You’ll need to factor in how much you can afford to save each month, so take the daily amount and multiply it by 31 (that’s the maximum number of days in a month). If it’s in your monthly budget, why not give this rule a go!

You may start to get a little dopamine kick every day knowing you’re working toward your savings goal without doing much heavy lifting.

Substitute and save

You don’t have to give up every small pleasure in life to reach your financial goals (although sure, you’d get there faster if you did). But our mental health matters too! We need to be out and about, seeing loved ones, exercising, using our brains, and doing the things that bring us joy.

If you’ve set yourself some new year’s resolutions to join the gym or to be more sociable, why not redirect the ways this could cost you money and be proactive about putting that into savings instead?

Before you commit to a fancy gym membership this year, punch the numbers on the calculator. The average gym membership in the UK is £40 a month (*spits out protein shake* that’s £480 a year!).

Does your local park have ‘free’ gym equipment? Is there a local running club you could join? Or if there’s one in your area, have you thought about joining GoodGym instead — where you can run, walk or cycle to help an elderly person or plant a tree in your community?
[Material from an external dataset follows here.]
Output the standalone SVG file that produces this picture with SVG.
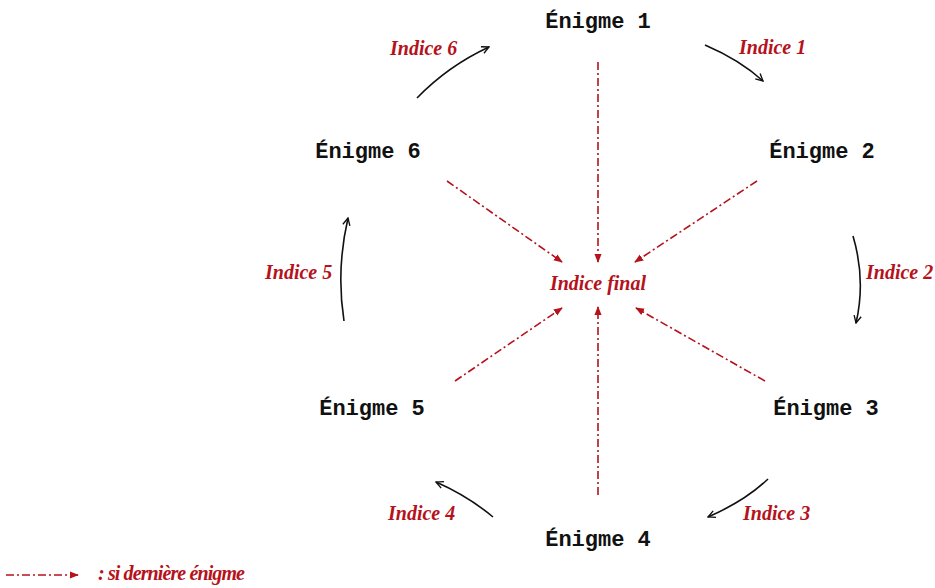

If you and your friends meet for a catch-up once a week, that cheeky £3.50 latte would be working out at £182 over a year. Could you take a thermos of coffee to cut the cost? Not as glamorous, we know, but your pal may well want to save that money too if you pitch them the idea.
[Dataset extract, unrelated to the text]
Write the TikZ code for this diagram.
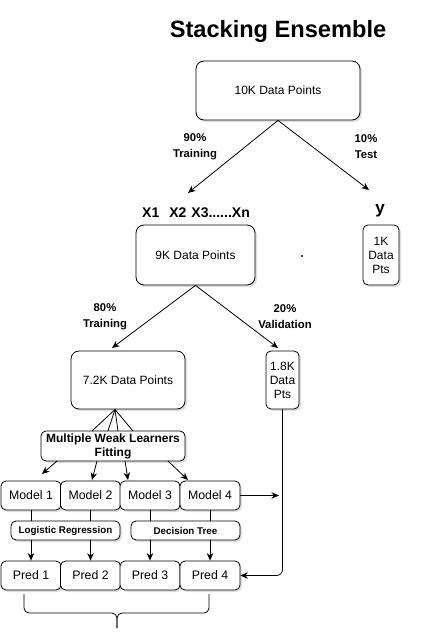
\documentclass[tikz,border=0pt]{standalone}
\usepackage{fontspec}
\setmainfont{Liberation Sans}
\usetikzlibrary{arrows.meta,shadows}
\begin{document}
\begin{tikzpicture}[x=1pt,y=-1pt,
  shd/.style={drop shadow={shadow xshift=2pt,shadow yshift=-2pt,opacity=0.25}},
  bigbox/.style={draw,line width=0.8pt,rounded corners=8pt,fill=white,shd,inner sep=0pt,font=\fontsize{12}{14}\selectfont,align=center},
  smallbox/.style={draw,line width=0.8pt,rounded corners=5pt,fill=white,shd,inner sep=0pt,align=center},
  lbl/.style={font=\bfseries\fontsize{11.3}{15.5}\selectfont,align=center},
  conn/.style={line width=0.8pt},
  arr/.style={line width=0.8pt,-{Stealth[length=7.5pt,width=6.5pt]}}]
\useasboundingbox (0,0) rectangle (435,643);
% title
\node[font=\bfseries\fontsize{23.6}{27}\selectfont] (title) at (278,31) {Stacking Ensemble};
% top box
\node[bigbox,minimum width=164pt,minimum height=59pt] (d10k) at (278,90.5) {10K Data Points};
\coordinate (t9k) at (188,193);
\coordinate (t1k) at (369,190);
\draw[arr] (d10k.south) -- (t9k);
\draw[arr] (d10k.south) -- (t1k);
\node[lbl] (l90) at (195,146.5) {90\%\\Training};
\node[lbl] (l10) at (366,146.5) {10\%\\Test};
% features / target
\node[font=\bfseries\fontsize{14}{16}\selectfont] (xs) at (196,213) {X1\hspace{10pt}X2\hspace{5pt}X3......Xn};
\node[font=\bfseries\fontsize{17}{19}\selectfont] (ylab) at (380,211) {y};
% second row
\node[bigbox,minimum width=119pt,minimum height=60pt] (d9k) at (195.5,255) {9K Data Points};
\fill (302,256) circle (1.2pt);
\node[smallbox,minimum width=36pt,minimum height=60pt,font=\fontsize{12}{14}\selectfont] (d1k) at (381,255) {1K\\Data\\Pts};
\coordinate (t72) at (112,348);
\coordinate (t18) at (278,348);
\draw[arr] (d9k.south) -- (t72);
\draw[arr] (d9k.south) -- (t18);
\node[lbl] (l80) at (105,316.5) {80\%\\Training};
\node[lbl] (l20) at (285,316.5) {20\%\\Validation};
% third row
\node[bigbox,minimum width=114pt,minimum height=58pt] (d72) at (128,380) {7.2K Data Points};
\node[smallbox,minimum width=33pt,minimum height=58pt,font=\fontsize{12}{14}\selectfont] (d18) at (282.5,380) {1.8K\\Data\\Pts};
% weak learners
\coordinate (fan) at (115,409.5);
\node[smallbox,minimum width=144pt,minimum height=30pt,font=\bfseries\fontsize{12}{14}\selectfont] (mwl) at (113,446) {Multiple Weak Learners\\Fitting};
\draw[conn] (fan) -- (92,431);
\draw[conn] (fan) -- (108,431);
\draw[conn] (fan) -- (118,431);
\draw[conn] (fan) -- (133,431);
% models
\foreach \i/\x in {1/31,2/90.5,3/150,4/210}{
  \node[smallbox,minimum width=60pt,minimum height=29pt,font=\fontsize{12.3}{14}\selectfont] (m\i) at (\x,495.5) {Model \i};
}
\coordinate (a1) at (42,474);
\coordinate (a2) at (92,480);
\coordinate (a3) at (128,480);
\coordinate (a4) at (188,480);
\draw[arr] (57,461) -- (a1);
\draw[arr] (97,461) -- (a2);
\draw[arr] (125,461) -- (a3);
\draw[arr] (168,461) -- (a4);
\coordinate (mv) at (279,495.5);
\draw[arr] (m4.east) -- (mv);
% algorithms
\node[smallbox,minimum width=109pt,minimum height=19pt,font=\bfseries\fontsize{9.8}{11}\selectfont] (lr) at (65.5,530.5) {Logistic Regression};
\node[smallbox,minimum width=109pt,minimum height=19pt,font=\bfseries\fontsize{9.8}{11}\selectfont] (dt) at (185.5,530.5) {Decision Tree};
% predictions
\foreach \i/\x in {1/31,2/90.5,3/150,4/210}{
  \node[smallbox,minimum width=60pt,minimum height=29pt,font=\fontsize{12.3}{14}\selectfont] (p\i) at (\x,575.5) {Pred \i};
}
\draw[conn] (m1.south) -- (m1.south |- lr.north);
\draw[conn] (m2.south) -- (m2.south |- lr.north);
\draw[conn] (m3.south) -- (m3.south |- dt.north);
\draw[conn] (m4.south) -- (m4.south |- dt.north);
\draw[arr] (p1.north |- lr.south) -- (p1.north);
\draw[arr] (p2.north |- lr.south) -- (p2.north);
\draw[arr] (p3.north |- dt.south) -- (p3.north);
\draw[arr] (p4.north |- dt.south) -- (p4.north);
% validation path
\draw[arr,rounded corners=6pt] (d18.south) -- (d18.south |- p4.east) -- (p4.east);
% brace
\draw[conn,rounded corners=5pt] (24,594) -- (24,613) -- (117,613) -- (117,628);
\draw[conn,rounded corners=5pt] (209,594) -- (209,613) -- (117,613) -- (117,628);
\end{tikzpicture}
\end{document}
Whatever your habit is, you can hack it and save yourself that cash!

Automate it

The most successful tactic Loqbox has found to help your savings stick is to automate them. By setting up a  standing order for the same day your regular income arrives in your bank account.

Again, this is all within your budget and what you can afford to save. But by saving this way you:
a) don’t miss the money, and b) you can’t accidentally spend it!

If you know that you won’t be able to resist the temptation to dip into your savings, Loqbox Save can help with that out-of-sight, out-of-mind saving technique.

Tell us which day of the month is best for you, how much you can afford to save each month starting at £20, and we’ll lock that money away for you. During the year that you save with us, we’ll also be working hard to help you improve your credit score too (how’s that for a win-win?).

Learn more about Loqbox Save here.

Where should I put my money afterwards?

Check out this Loqbox Learn lesson on the key savings jargon to help you decide where to keep your money. As a general rule of thumb though, once you’ve worked hard to build up your savings you want to be getting a good AER (Annual Equivalent Rate) with the lowest fees to keep the account open.

If you’re under 40 and saving for a deposit to buy your first home, a Lifetime ISA may be a really good shout for you. The UK government is currently topping up people’s Lifetime ISAs by 25% (to a maximum of £1,000 per tax year) as long as you’re withdrawing the savings to pay for the house deposit. Save £4,000 and get an extra £1,000 for free? Don’ t mind if we do!

Good luck with building your savings habit this year, you’ve got this!